* What is asked: Copy out the whole listing exactly as written, leaving the pictures behind.

* Supplied data:
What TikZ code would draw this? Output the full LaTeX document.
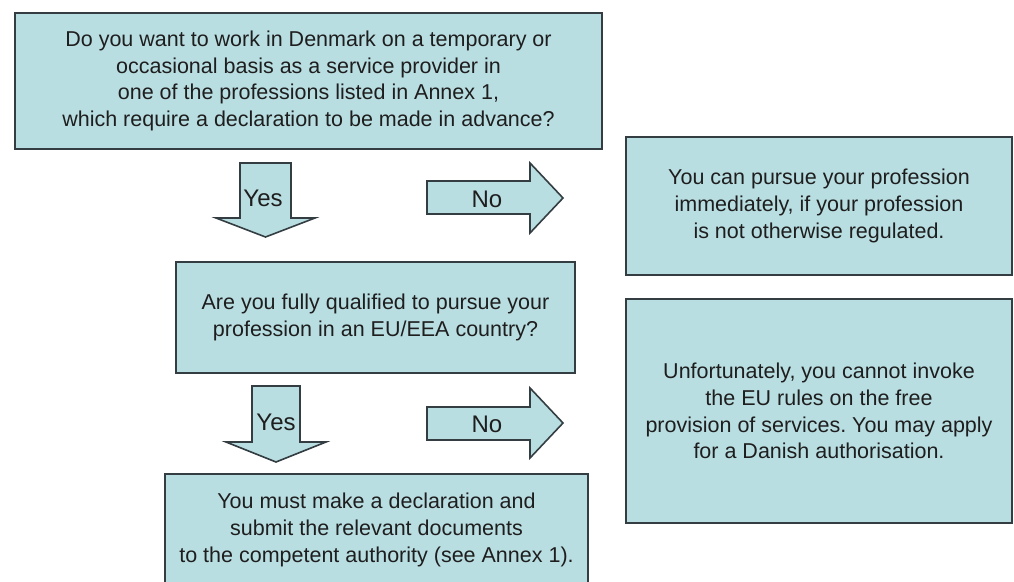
\documentclass[tikz,border=0pt]{standalone}
\usepackage{fontspec}
\setmainfont{Liberation Sans}
\usetikzlibrary{positioning}
\frenchspacing
\definecolor{boxfill}{HTML}{B9DEE2}
\definecolor{boxline}{HTML}{343E42}
\definecolor{inktext}{HTML}{1E1E1E}
\tikzset{
  every picture/.style={
    line join=miter,
  },
  infobox/.style={draw=boxline, fill=boxfill, line width=2pt, align=center,
    text=inktext, inner sep=0pt, font=\fontsize{21.5}{26.7}\selectfont},
  blockarrow/.style={draw=boxline, fill=boxfill, line width=1.6pt},
  arrowlabel/.style={text=inktext, inner sep=0pt, font=\fontsize{24}{28}\selectfont},
}

\begin{document}
\begin{tikzpicture}[x=1pt,y=-1pt]
\useasboundingbox (0,0) rectangle (1014,581);
% questions
\node[infobox,minimum width=587pt,minimum height=136pt] (askwork) at (308.5,81)
  {Do you want to work in Denmark on a temporary or\\
   occasional basis as a service provider in\\
   one of the professions listed in Annex 1,\\
   which require a declaration to be made in advance?};
\node[infobox,minimum width=399pt,minimum height=111pt] (askqual) at (375.5,317.5)
  {Are you fully qualified to pursue your\\
   profession in an EU/EEA country?};
\node[infobox,minimum width=423pt,minimum height=112pt] (declare) at (376.5,530)
  {You must make a declaration and\\
   submit the relevant documents\\
   to the competent authority (see Annex 1).};
% outcomes on the right
\node[infobox,minimum width=386pt,minimum height=138pt] (pursue) at (819,206)
  {You can pursue your profession\\
   immediately, if your profession\\
   is not otherwise regulated.};
\node[infobox,minimum width=386pt,minimum height=224pt] (noinvoke) at (819,411)
  {Unfortunately, you cannot invoke\\
   the EU rules on the free\\
   provision of services. You may apply\\
   for a Danish authorisation.};
% block arrows
\draw[blockarrow](240,163)--(291,163)--(291,218)--(315,218)--(265.5,237)--(216,218)--(240,218)--cycle;
\draw[blockarrow](427,181)--(530,181)--(530,163)--(563,198)--(530,233)--(530,214)--(427,214)--cycle;
\draw[blockarrow](252,386)--(300,386)--(300,442)--(326,442)--(276,462)--(226,442)--(252,442)--cycle;
\draw[blockarrow](427,407)--(530,407)--(530,388)--(563,423)--(530,458)--(530,440)--(427,440)--cycle;
\node[arrowlabel] (yesone) at (263,198) {Yes};
\node[arrowlabel] (noone) at (487,199) {No};
\node[arrowlabel] (yestwo) at (276,422) {Yes};
\node[arrowlabel] (notwo) at (487,424) {No};
\end{tikzpicture}
\end{document}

* Written answer:
What TikZ code would draw this? Output the full LaTeX document.
\documentclass[tikz,border=0pt]{standalone}
\usepackage{fontspec}
\setmainfont{Liberation Sans}
\usetikzlibrary{positioning}
\frenchspacing
\definecolor{boxfill}{HTML}{B9DEE2}
\definecolor{boxline}{HTML}{343E42}
\definecolor{inktext}{HTML}{1E1E1E}
\tikzset{
  every picture/.style={
    line join=miter,
  },
  infobox/.style={draw=boxline, fill=boxfill, line width=2pt, align=center,
    text=inktext, inner sep=0pt, font=\fontsize{21.5}{26.7}\selectfont},
  blockarrow/.style={draw=boxline, fill=boxfill, line width=1.6pt},
  arrowlabel/.style={text=inktext, inner sep=0pt, font=\fontsize{24}{28}\selectfont},
}

\begin{document}
\begin{tikzpicture}[x=1pt,y=-1pt]
\useasboundingbox (0,0) rectangle (1014,581);
% questions
\node[infobox,minimum width=587pt,minimum height=136pt] (askwork) at (308.5,81)
  {Do you want to work in Denmark on a temporary or\\
   occasional basis as a service provider in\\
   one of the professions listed in Annex 1,\\
   which require a declaration to be made in advance?};
\node[infobox,minimum width=399pt,minimum height=111pt] (askqual) at (375.5,317.5)
  {Are you fully qualified to pursue your\\
   profession in an EU/EEA country?};
\node[infobox,minimum width=423pt,minimum height=112pt] (declare) at (376.5,530)
  {You must make a declaration and\\
   submit the relevant documents\\
   to the competent authority (see Annex 1).};
% outcomes on the right
\node[infobox,minimum width=386pt,minimum height=138pt] (pursue) at (819,206)
  {You can pursue your profession\\
   immediately, if your profession\\
   is not otherwise regulated.};
\node[infobox,minimum width=386pt,minimum height=224pt] (noinvoke) at (819,411)
  {Unfortunately, you cannot invoke\\
   the EU rules on the free\\
   provision of services. You may apply\\
   for a Danish authorisation.};
% block arrows
\draw[blockarrow](240,163)--(291,163)--(291,218)--(315,218)--(265.5,237)--(216,218)--(240,218)--cycle;
\draw[blockarrow](427,181)--(530,181)--(530,163)--(563,198)--(530,233)--(530,214)--(427,214)--cycle;
\draw[blockarrow](252,386)--(300,386)--(300,442)--(326,442)--(276,462)--(226,442)--(252,442)--cycle;
\draw[blockarrow](427,407)--(530,407)--(530,388)--(563,423)--(530,458)--(530,440)--(427,440)--cycle;
\node[arrowlabel] (yesone) at (263,198) {Yes};
\node[arrowlabel] (noone) at (487,199) {No};
\node[arrowlabel] (yestwo) at (276,422) {Yes};
\node[arrowlabel] (notwo) at (487,424) {No};
\end{tikzpicture}
\end{document}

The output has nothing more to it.